What is part of this story is what I see happening now. In this country of mine that I chose as proudly as I believed it chose me and my family of gay, multi-racial, Muslim, atheist human beings; doctors, nurses, therapists – all caregivers whom this country has given much to and to whom we have also gifted ourselves. Yes, fortunate enough to have come in through the front door knowing only too well what it feels like to be made to stand at the back. Dreams aren’t just languid states between something and nothing. Dreams are the steps taken between hope and actualization, desire and achievement. They are a reflection of a single –minded belief that life can be better than this, not for one person or that person but for every person. They are equalizers and purveyors of opportunity; they are in great part what this country was made of. Not because it is the greatest country in the world but because it seeks to be bigger than that. It is from our First Amendment that all the others fall: the freedom to be, and say, and do, that which does not infringe upon the rights of others to also be and say and do. We seem to have lost this mission to the fear and the noise. The noise a discordant birdsong captured in early morning tweets designed to pre-empt all other sounds with a cock of the head to establish the pecking order.

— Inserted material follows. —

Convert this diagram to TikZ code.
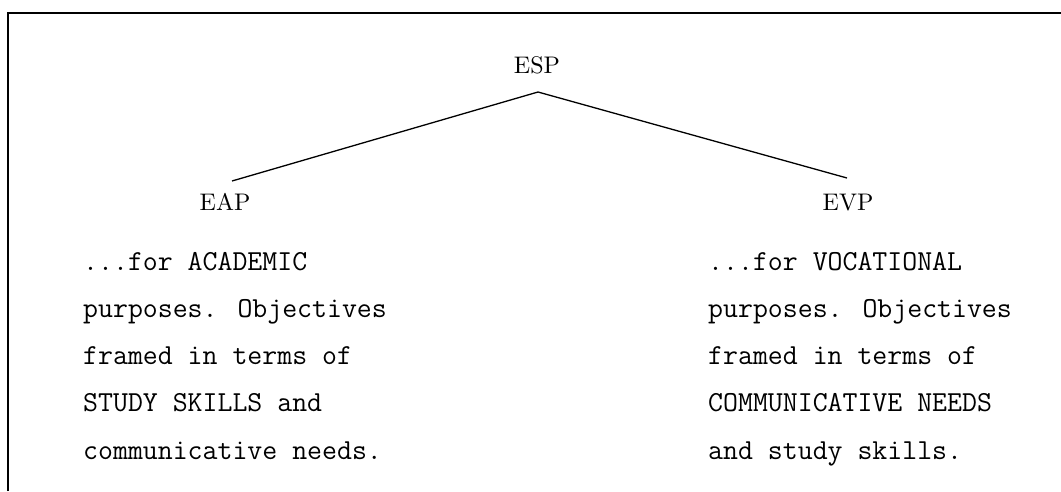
\documentclass[tikz,border=0pt]{standalone}
\usepackage{fontspec}
\newfontfamily\lblfont{lmroman10-regular}[Extension=.otf]
\begin{document}
\begin{tikzpicture}[x=1pt,y=-1pt,
  lbl/.style={font=\fontsize{24}{28}\selectfont\lblfont, inner sep=0pt},
  block/.style={font=\fontsize{29}{47.3}\selectfont\ttfamily, align=left, inner sep=0pt, anchor=base west},
  branch/.style={line width=1.3pt},
  frame/.style={line width=2pt}]
\useasboundingbox (0,0) rectangle (1061,491);
\draw[frame] (8,491) -- (8,13) -- (1061,13);
\node[lbl, anchor=base] (esp) at (537,73) {ESP};
\node[lbl, anchor=base] (eap) at (225,210) {EAP};
\node[lbl, anchor=base] (evp) at (848,210) {EVP};
\coordinate (apex) at (538,92);
\coordinate (lend) at (232,181);
\coordinate (rend) at (847,178);
\draw[branch] (lend) -- (apex) -- (rend);
\node[block] (acad) at (83,459.2) {...for ACADEMIC\\purposes. Objectives\\framed in terms of\\STUDY SKILLS and\\communicative needs.};
\node[block] (voc) at (708,459.2) {...for VOCATIONAL\\purposes. Objectives\\framed in terms of\\COMMUNICATIVE NEEDS\\and study skills.};
\end{tikzpicture}
\end{document}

Are we to be swayed by the plume, the feathers and the gilt, the epic dance between the fake and the more fake? Are we to believe the trickery as good magic made by wizards of wonder and the sorcerer’s apprentices? Illusions are not dreams they are misconceptions at best and deceptions at worst. They are intended to misguide and take us in the wrong direction. They fool us into seeing what isn’t there and tempt us to consider that there is substance to the figment of imagination that is driving us toward peril. Illusions are for art they have no place in the concrete, three dimensional spaces upon which we all stand, upon which this country spread its eagle wings. Who amongst us will be the one to shatter this man’s precarious illusions and bring back reality to that egg-shaped office he occupies in the White House?